26 July 2017 | Story Yusuf Omar. Photo Robyn Walker.
As cities attract more and more people, public services don’t always keep up, and many people are finding themselves on the outskirts of economic fortune.
As cities attract more and more people, public services don’t always keep up, and many people are finding themselves on the outskirts of economic fortune.

UCT’s African Centre for Cities (ACC) has launched a new master’s degree in urbanism that aims to tackle some of the most pressing urban crises of our time.

With the 21st century being “irrefutably urban”, say the ACC, and with the world’s epicentre speedily shifting to Asia and Africa, many economic and social crises are manifesting in cities. These have given rise to cultural and political questions that are difficult to answer.

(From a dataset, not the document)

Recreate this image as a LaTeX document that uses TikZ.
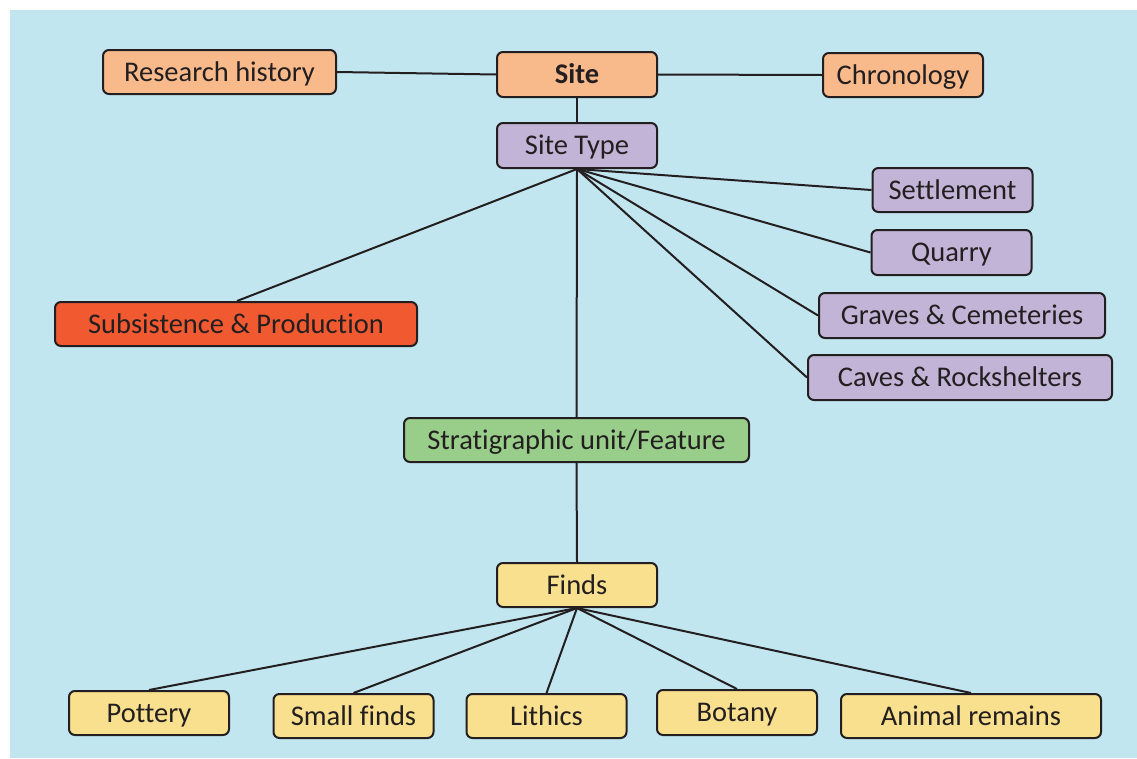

The MPhil in southern urbanism aims to equip students with the research skills and critical faculties to begin to answer these questions, and to fill the “knowledge vacuum” which points to a “profound epistemic crisis as taken-for-granted cultural assumptions about the academic canon have been laid bare”.

The degree combines coursework with a minor dissertation.

“We see this moment as an unprecedented opportunity to question what we mean by urban scholarship, and rigour, in order to fashion alternative ways of being researchers and teachers,” says Professor Edgar Pieterse, director of the ACC. “However, this exploratory project demands a conscious effort to grow an ambitious cohort of black urbanists willing to equip themselves to build a new kind of urban studies, rooted in the realities and desires of the Global South.”

At the heart of the master’s is the City Research Studio, described by the ACC as “a laboratory space where the students and faculty will learn to walk, see, smell, touch, embrace, explore and reimagine the city through intimate engagements mediated by diverse research techniques”.

“Dogma and certitude are sworn enemies of the City Research Studio,” say the ACC.

Dr António Tomás convenes the programme, with Pieterse and Professor Sophie Oldfield completing the degree’s core faculty.

The degree is open to students who have completed four-year bachelor degrees, as well as students with existing master’s degrees in specific disciplines. The programme has been designed to provide a rigorous theoretical as well as methodological foundation in interdisciplinary urban studies. It is intended as a bridgehead into PhD-level research, producing skilled researchers who are able to conduct compelling doctoral research.

Applications for the 2018 programme are open, and will close on 31 August 2017.